Aujourd’hui, cette même page Facebook compte un contingent virtuel de 115 000 fans, très loin devant l’ensemble des pages officielles dédiées aux sites d’informations algériens sur le réseau social. Fort de ce succès et de cet impressionnant "réseau de journalistes citoyens", il décide, avec Abderrahmane, rencontré en août 2011, de créer un site à part entière, Nessnews ("ness" signifie "les gens"), reprenant le même concept de journalisme participatif.
Les "dérives électorales" en ligne de mire
En plus des nombreuses contributions de leur communauté virtuelle (articles, débats et photos), vérifiées avant publication, les deux compères à la complicité évidente publient un contenu propre. Un travail fastidieux qui demande un effort considérable, fourni pendant leur temps libre. "On ne fait pas cela pour l’argent ou la gloire, nous ne tirons aucun bénéfice matériel du site. Mais peut-être que, plus tard, nous pourrons nous développer en obtenant des fonds grâce à la publicité", tient à préciser Younes. Et l’espoir est permis dans un pays où les études les plus récentes démontrent qu’Internet est la première source d’informations des Algériens, loin devant les médias "classiques".

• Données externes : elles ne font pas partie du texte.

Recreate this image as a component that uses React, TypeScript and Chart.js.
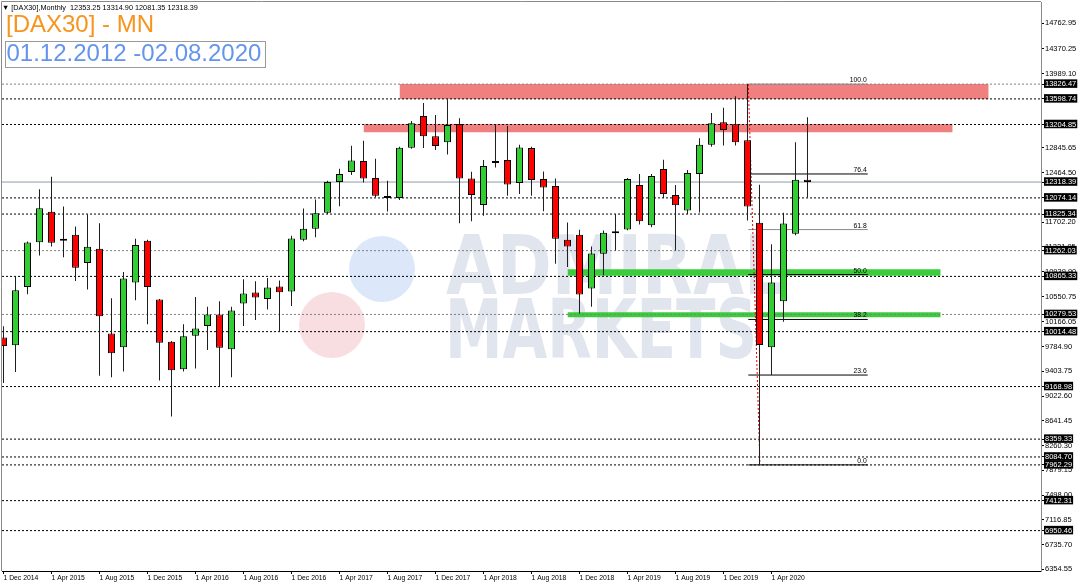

À l’occasion des législatives, "la priorité actuelle", ils alimentent quotidiennement un dossier spécial quasi-exclusivement consacré aux dérives électorales constatées par les contributeurs. "Nous sommes extrêmement vigilants sur les tentatives de fraudes qui ont désormais lieu publiquement. Nous avons été les premiers à dénoncer les travers comme les ventes de places sur les listes électorales", relève Younes. "Ça fait un tabac auprès des lecteurs", ajoute Abderrahmane, ancien journaliste du site web du quotidien El Watan. Se définissant comme des cyberactivistes, ils concèdent subir de temps en temps des pressions via des mails anonymes de menaces qu’ils supposent téléguidés par "les services". Mais ils assurent ne pas être en confrontation avec un "pouvoir dépassé", mais dans la transmission des messages de la jeunesse.
"Les jeunes Algériens d’aujourd’hui sont plus politisés que jamais, ils ne sont pas dupes quand ils constatent qu’il y a des ministres et des élus incapables de leur donner des leçons", tance Abderrahmane. Il affirme que les Algériens n’attendent rien de ces législatives, bien que l’immense majorité de la jeunesse aspire à vivre et à travailler dans ce pays. "Comme bon nombre de nos contributeurs et de nos lecteurs, je ne crois absolument pas que ces élections changeront quelque chose en Algérie. Elles ne me concernent pas. Par conséquent, à quoi bon aller voter pour des ignares ou des corrompus ?", conclut Abderrahmane.